Objective => Return verbatim all lines from the first one in the records to the line with "const O3b_lim = 35.1, O3b_step", both ends kept.

************

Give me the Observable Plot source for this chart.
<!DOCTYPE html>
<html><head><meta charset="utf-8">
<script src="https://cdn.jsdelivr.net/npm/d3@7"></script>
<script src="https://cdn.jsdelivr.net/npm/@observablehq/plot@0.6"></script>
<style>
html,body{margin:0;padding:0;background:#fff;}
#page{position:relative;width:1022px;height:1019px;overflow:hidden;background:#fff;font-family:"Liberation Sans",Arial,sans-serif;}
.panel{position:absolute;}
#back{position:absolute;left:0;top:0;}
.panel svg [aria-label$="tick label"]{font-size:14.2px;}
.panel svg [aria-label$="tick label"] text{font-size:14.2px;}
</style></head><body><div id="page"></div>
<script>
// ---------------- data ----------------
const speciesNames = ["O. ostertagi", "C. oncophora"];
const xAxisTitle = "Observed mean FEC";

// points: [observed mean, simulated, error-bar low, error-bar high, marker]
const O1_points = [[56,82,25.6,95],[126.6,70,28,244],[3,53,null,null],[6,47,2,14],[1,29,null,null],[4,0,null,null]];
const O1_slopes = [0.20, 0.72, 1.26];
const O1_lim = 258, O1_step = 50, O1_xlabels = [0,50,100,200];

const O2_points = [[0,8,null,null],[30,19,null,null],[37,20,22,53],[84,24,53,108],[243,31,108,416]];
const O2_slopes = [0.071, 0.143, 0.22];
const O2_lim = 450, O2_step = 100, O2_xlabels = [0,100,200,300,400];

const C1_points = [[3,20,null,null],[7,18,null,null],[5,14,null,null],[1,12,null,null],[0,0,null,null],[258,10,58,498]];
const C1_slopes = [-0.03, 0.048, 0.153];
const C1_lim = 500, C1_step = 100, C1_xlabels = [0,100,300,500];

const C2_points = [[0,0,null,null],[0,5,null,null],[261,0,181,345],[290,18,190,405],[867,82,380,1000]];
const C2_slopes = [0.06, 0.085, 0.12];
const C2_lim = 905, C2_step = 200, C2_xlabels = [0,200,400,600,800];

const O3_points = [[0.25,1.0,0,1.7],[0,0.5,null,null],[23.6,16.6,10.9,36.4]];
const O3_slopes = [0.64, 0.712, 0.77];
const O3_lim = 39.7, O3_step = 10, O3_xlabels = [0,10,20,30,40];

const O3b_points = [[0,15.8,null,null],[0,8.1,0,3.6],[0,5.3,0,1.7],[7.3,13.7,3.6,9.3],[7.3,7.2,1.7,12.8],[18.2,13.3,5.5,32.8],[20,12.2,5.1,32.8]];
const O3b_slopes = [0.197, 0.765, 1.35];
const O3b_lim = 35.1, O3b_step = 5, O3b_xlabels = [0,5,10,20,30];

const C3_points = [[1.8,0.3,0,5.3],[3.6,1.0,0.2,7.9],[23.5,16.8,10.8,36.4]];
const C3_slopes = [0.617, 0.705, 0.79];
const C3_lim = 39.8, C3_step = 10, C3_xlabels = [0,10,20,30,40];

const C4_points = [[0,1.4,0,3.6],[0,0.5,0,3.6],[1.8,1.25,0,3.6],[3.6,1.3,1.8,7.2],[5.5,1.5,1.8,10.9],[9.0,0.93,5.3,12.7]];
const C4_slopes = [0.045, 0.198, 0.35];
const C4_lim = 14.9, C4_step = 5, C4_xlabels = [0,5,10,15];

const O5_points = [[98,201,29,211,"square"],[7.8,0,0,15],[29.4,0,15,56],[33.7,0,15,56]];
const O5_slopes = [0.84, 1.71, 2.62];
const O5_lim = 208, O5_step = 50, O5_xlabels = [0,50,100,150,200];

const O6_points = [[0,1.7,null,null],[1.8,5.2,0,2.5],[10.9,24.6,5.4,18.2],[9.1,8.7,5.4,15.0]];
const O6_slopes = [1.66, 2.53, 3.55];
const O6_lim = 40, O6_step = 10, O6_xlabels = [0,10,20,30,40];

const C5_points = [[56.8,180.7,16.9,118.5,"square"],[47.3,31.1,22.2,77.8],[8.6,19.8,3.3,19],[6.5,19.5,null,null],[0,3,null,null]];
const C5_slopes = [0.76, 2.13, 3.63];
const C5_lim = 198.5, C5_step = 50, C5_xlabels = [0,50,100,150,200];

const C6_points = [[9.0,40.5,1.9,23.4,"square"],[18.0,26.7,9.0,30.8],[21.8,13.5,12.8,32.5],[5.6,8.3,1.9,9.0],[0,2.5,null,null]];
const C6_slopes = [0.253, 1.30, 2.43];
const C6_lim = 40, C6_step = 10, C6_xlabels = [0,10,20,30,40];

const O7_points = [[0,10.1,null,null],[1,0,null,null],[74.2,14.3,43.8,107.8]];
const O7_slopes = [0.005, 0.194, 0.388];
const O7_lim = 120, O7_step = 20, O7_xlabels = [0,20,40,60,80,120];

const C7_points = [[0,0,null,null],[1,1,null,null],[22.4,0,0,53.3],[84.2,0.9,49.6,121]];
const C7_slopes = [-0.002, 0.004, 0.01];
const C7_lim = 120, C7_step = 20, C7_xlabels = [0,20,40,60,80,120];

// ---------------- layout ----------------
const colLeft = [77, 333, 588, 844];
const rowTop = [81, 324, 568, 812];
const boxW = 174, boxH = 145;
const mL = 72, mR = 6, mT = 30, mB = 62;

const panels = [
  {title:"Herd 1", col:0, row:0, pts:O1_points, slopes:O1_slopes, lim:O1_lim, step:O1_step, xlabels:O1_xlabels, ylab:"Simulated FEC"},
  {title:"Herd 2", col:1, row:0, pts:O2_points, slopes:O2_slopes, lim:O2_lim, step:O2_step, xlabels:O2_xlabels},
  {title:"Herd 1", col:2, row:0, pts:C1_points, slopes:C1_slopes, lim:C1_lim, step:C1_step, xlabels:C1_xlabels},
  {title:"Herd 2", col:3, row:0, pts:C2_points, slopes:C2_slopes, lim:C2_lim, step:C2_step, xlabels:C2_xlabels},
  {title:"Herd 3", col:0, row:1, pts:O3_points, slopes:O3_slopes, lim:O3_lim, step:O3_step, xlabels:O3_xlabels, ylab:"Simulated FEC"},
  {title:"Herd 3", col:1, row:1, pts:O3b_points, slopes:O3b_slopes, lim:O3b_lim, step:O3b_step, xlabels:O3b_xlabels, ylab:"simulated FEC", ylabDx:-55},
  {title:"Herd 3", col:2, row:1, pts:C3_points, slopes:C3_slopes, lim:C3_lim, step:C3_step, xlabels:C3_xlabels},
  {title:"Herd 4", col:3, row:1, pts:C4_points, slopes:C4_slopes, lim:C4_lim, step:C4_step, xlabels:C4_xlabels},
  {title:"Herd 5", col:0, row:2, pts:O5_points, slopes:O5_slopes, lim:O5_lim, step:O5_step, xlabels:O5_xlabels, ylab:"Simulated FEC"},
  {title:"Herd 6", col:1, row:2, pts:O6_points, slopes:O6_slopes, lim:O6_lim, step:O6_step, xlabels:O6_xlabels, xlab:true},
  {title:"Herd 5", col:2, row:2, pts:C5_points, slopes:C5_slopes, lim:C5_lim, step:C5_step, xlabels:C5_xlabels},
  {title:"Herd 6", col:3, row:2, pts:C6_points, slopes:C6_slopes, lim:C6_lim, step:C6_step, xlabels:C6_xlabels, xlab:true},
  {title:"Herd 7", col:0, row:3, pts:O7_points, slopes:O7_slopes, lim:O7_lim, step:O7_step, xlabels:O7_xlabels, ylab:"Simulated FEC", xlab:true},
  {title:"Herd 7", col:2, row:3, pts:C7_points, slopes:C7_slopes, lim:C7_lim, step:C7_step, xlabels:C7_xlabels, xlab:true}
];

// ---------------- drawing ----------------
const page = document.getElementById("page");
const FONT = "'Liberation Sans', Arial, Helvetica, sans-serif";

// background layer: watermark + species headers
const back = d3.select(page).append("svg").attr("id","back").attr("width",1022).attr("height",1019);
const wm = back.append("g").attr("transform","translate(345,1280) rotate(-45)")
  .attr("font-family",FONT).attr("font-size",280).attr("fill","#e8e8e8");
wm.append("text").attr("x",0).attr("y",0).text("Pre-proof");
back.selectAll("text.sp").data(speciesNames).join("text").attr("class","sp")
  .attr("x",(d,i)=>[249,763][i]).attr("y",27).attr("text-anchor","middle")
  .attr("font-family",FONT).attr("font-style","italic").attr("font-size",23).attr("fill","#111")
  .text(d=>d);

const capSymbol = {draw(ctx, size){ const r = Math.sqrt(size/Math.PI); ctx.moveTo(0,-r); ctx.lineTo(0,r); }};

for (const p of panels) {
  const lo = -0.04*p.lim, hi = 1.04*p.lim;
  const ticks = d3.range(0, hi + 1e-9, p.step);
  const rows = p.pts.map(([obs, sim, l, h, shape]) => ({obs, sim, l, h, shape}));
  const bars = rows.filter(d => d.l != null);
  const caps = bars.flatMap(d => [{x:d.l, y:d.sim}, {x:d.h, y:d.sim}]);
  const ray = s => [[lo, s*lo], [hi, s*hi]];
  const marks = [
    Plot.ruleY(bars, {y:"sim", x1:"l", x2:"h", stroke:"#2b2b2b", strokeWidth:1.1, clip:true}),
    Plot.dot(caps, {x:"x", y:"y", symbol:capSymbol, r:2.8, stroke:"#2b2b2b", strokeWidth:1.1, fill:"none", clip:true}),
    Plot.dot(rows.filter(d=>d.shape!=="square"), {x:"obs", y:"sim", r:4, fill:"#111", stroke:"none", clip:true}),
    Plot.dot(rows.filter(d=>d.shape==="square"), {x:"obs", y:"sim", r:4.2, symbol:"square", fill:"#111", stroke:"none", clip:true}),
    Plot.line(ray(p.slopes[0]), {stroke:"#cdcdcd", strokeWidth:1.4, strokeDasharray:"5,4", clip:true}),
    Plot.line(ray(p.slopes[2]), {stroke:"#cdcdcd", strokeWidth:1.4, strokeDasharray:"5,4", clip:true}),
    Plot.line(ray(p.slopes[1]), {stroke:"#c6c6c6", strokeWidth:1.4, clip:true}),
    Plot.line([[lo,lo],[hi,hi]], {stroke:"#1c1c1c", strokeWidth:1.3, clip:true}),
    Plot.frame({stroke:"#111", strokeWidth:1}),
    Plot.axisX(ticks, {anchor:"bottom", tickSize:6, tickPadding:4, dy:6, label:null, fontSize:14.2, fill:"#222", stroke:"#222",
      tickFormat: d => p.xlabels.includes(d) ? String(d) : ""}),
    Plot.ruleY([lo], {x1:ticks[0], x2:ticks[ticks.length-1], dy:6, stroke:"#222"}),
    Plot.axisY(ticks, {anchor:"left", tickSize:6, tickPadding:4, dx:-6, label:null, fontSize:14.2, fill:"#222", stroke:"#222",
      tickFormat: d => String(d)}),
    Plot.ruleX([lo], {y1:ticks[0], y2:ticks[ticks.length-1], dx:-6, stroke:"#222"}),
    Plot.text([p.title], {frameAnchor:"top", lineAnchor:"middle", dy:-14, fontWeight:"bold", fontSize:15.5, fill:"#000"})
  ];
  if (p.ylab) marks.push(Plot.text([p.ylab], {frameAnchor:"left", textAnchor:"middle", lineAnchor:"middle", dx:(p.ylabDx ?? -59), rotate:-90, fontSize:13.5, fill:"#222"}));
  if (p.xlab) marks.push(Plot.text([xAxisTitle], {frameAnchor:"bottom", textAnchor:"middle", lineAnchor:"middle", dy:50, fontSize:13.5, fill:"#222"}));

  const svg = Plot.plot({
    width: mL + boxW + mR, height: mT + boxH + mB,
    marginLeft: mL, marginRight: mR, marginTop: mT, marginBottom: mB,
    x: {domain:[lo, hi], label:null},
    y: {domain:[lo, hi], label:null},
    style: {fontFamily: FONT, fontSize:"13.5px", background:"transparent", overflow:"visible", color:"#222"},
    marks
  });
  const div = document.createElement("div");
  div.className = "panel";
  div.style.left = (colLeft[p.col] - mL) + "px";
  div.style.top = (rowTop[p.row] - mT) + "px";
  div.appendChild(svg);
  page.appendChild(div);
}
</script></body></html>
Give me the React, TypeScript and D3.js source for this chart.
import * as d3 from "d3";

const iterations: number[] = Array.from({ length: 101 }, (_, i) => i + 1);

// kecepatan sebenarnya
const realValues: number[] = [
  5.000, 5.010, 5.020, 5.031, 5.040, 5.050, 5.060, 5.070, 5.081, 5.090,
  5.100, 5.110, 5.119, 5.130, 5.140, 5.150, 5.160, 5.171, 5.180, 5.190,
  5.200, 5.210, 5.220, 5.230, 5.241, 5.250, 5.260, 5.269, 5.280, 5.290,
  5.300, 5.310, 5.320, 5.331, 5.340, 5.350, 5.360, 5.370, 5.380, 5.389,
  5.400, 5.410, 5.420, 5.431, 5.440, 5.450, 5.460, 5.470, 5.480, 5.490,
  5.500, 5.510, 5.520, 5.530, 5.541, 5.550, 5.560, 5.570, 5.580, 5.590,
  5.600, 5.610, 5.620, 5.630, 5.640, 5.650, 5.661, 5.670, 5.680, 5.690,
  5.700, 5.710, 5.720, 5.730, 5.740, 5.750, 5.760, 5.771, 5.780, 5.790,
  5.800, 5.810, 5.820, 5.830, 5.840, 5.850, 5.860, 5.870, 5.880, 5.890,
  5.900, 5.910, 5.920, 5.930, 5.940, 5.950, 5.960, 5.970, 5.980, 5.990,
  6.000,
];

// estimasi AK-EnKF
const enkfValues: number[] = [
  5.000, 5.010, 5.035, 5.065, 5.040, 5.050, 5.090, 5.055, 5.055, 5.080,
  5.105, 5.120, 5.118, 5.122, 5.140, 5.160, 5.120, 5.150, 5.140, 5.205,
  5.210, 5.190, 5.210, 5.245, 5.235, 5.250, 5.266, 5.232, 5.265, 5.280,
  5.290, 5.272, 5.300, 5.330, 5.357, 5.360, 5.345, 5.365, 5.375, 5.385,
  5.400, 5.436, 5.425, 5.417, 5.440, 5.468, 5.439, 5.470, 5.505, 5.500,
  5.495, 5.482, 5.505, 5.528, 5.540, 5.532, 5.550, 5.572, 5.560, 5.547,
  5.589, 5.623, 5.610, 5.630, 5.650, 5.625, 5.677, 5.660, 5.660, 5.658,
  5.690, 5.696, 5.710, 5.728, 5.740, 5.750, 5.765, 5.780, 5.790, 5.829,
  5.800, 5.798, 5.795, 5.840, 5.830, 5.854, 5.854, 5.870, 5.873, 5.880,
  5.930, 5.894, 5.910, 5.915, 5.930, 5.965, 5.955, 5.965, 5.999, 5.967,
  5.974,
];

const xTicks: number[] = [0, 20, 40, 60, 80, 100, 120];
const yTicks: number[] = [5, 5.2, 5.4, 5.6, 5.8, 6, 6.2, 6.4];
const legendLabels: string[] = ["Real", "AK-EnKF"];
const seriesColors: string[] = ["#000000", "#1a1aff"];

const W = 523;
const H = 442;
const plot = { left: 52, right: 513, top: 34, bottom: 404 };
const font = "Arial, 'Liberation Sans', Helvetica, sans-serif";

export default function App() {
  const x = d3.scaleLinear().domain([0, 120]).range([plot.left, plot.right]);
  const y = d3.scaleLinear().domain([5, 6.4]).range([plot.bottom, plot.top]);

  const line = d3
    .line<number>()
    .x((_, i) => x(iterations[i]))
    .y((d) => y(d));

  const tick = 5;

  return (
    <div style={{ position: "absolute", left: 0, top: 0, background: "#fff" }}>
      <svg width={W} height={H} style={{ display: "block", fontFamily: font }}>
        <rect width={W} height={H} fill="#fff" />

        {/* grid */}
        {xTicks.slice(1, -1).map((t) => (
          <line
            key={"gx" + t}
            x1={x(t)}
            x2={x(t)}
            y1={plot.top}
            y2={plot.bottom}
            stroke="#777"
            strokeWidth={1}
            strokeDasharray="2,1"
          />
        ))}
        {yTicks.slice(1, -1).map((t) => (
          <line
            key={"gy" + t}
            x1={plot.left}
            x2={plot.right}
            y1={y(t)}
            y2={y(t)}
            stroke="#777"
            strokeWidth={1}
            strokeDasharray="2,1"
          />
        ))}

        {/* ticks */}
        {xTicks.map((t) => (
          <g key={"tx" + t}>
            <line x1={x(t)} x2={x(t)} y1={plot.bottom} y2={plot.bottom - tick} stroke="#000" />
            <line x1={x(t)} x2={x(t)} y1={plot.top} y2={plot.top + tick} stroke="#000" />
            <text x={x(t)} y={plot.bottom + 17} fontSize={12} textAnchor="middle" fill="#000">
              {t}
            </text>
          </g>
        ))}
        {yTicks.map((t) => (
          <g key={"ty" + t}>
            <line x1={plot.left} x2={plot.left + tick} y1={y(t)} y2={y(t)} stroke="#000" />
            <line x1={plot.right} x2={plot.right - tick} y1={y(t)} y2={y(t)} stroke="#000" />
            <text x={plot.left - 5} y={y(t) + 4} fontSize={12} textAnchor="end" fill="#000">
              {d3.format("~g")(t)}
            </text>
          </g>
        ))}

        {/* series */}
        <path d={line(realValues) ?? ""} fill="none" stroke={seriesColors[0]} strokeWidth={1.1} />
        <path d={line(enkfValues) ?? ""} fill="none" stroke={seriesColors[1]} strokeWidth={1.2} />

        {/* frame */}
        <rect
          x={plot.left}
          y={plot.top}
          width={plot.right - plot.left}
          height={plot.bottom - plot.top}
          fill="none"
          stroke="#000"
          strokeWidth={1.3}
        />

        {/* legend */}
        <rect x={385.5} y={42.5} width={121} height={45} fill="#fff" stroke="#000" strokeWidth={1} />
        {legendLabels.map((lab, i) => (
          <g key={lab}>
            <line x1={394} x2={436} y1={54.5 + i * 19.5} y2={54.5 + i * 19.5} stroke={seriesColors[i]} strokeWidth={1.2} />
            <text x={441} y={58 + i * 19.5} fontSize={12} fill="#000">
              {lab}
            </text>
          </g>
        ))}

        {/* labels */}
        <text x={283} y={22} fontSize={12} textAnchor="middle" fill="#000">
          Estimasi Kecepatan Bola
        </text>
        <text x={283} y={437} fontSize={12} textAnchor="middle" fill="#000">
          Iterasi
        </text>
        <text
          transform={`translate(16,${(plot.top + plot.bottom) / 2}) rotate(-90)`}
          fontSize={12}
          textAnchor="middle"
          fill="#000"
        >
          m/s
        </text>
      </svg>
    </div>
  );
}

************

Exercise output =>
Give me the Observable Plot source for this chart.
<!DOCTYPE html>
<html><head><meta charset="utf-8">
<script src="https://cdn.jsdelivr.net/npm/d3@7"></script>
<script src="https://cdn.jsdelivr.net/npm/@observablehq/plot@0.6"></script>
<style>
html,body{margin:0;padding:0;background:#fff;}
#page{position:relative;width:1022px;height:1019px;overflow:hidden;background:#fff;font-family:"Liberation Sans",Arial,sans-serif;}
.panel{position:absolute;}
#back{position:absolute;left:0;top:0;}
.panel svg [aria-label$="tick label"]{font-size:14.2px;}
.panel svg [aria-label$="tick label"] text{font-size:14.2px;}
</style></head><body><div id="page"></div>
<script>
// ---------------- data ----------------
const speciesNames = ["O. ostertagi", "C. oncophora"];
const xAxisTitle = "Observed mean FEC";

// points: [observed mean, simulated, error-bar low, error-bar high, marker]
const O1_points = [[56,82,25.6,95],[126.6,70,28,244],[3,53,null,null],[6,47,2,14],[1,29,null,null],[4,0,null,null]];
const O1_slopes = [0.20, 0.72, 1.26];
const O1_lim = 258, O1_step = 50, O1_xlabels = [0,50,100,200];

const O2_points = [[0,8,null,null],[30,19,null,null],[37,20,22,53],[84,24,53,108],[243,31,108,416]];
const O2_slopes = [0.071, 0.143, 0.22];
const O2_lim = 450, O2_step = 100, O2_xlabels = [0,100,200,300,400];

const C1_points = [[3,20,null,null],[7,18,null,null],[5,14,null,null],[1,12,null,null],[0,0,null,null],[258,10,58,498]];
const C1_slopes = [-0.03, 0.048, 0.153];
const C1_lim = 500, C1_step = 100, C1_xlabels = [0,100,300,500];

const C2_points = [[0,0,null,null],[0,5,null,null],[261,0,181,345],[290,18,190,405],[867,82,380,1000]];
const C2_slopes = [0.06, 0.085, 0.12];
const C2_lim = 905, C2_step = 200, C2_xlabels = [0,200,400,600,800];

const O3_points = [[0.25,1.0,0,1.7],[0,0.5,null,null],[23.6,16.6,10.9,36.4]];
const O3_slopes = [0.64, 0.712, 0.77];
const O3_lim = 39.7, O3_step = 10, O3_xlabels = [0,10,20,30,40];

const O3b_points = [[0,15.8,null,null],[0,8.1,0,3.6],[0,5.3,0,1.7],[7.3,13.7,3.6,9.3],[7.3,7.2,1.7,12.8],[18.2,13.3,5.5,32.8],[20,12.2,5.1,32.8]];
const O3b_slopes = [0.197, 0.765, 1.35];
const O3b_lim = 35.1, O3b_step = 5, O3b_xlabels = [0,5,10,20,30];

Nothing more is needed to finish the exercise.